Ford Motor Co said it will cut a total of 3,000 salaried and contract jobs, mostly in North America and India, as it restructures to catch up with Tesla Inc in the race to develop software-driven electric vehicles.
Ford Chief Executive Jim Farley has been saying for months that he believed the Dearborn, Mich. automaker had too many people, and that not enough of its workforce had the skills required as the auto industry shifts to electric vehicles and digital services.
“We are eliminating work, as well as reorganizing and simplifying functions throughout the business. You will hear more specifics from the leaders of your area of the business later this week,” Farley and Ford Chairman Bill Ford wrote in a joint email.
Ford shares were down 4.8% in midday trading amid broader declines on Wall Street.
Like other established automakers, Ford has a workforce largely hired to support a traditional combustion technology product lineup. Going forward, Farley has mapped out a strategy for Ford to develop a broad lineup of electric vehicles. Like Tesla, Ford wants to generate more revenue through services that depend on digital software and connectivity.
Tesla’s pre-tax profit margins have exceeded Ford’s this year, and Farley has been blunt about the need to cut costs.
In Monday’s email to staff, Farley and Ford said the company’s cost structure “is uncompetitive versus traditional and new competitors.”

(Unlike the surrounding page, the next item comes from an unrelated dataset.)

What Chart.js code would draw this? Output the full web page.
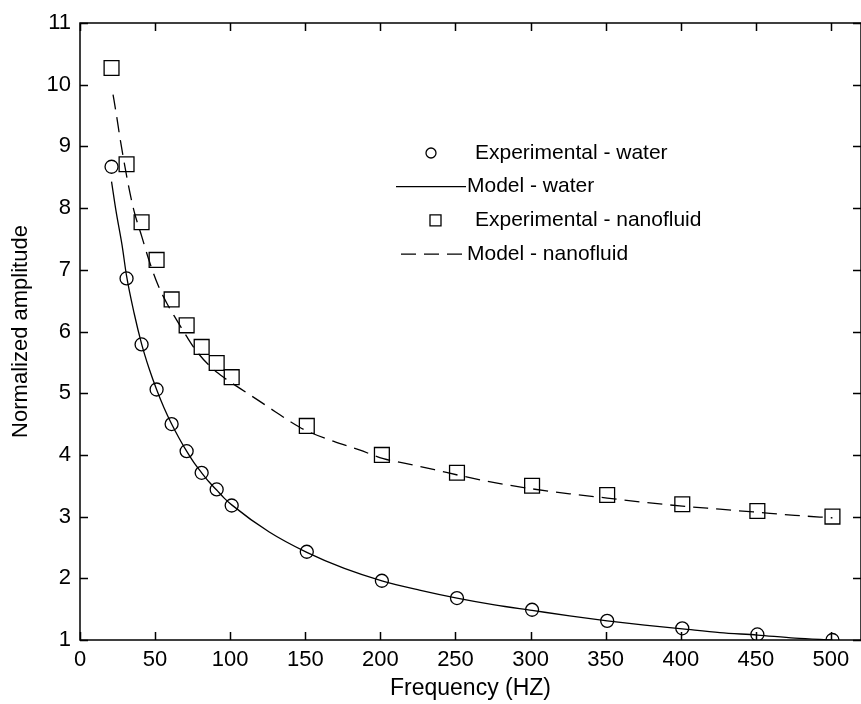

Rising prices for batteries, raw materials and shipping are putting additional pressure on Ford and other automakers. Still, Ford has stuck to its full-year profit forecast, despite $3 billion in higher costs due to inflation.
Ford has begun separating its operations into electric, the combustion engine and commercial vehicle operations. Farley said in July “cost reduction will happen” in the combustion operations. But Ford said on Monday the staff cuts will affect all parts of the company.
Rival General Motors Co in late 2018 moved to cut 14,000 jobs as it prepared to accelerate its electric vehicle strategy.
Ford, GM and Stellantis’ North American operations will confront a new workforce challenge next year as they begin contract negotiations with the United Auto Workers union, which represents the Detroit automakers’ U.S. factory employees.
UAW leaders have expressed concern that electric vehicles will mean fewer manufacturing jobs, and more jobs dispersed to non-union battery and EV hardware factories.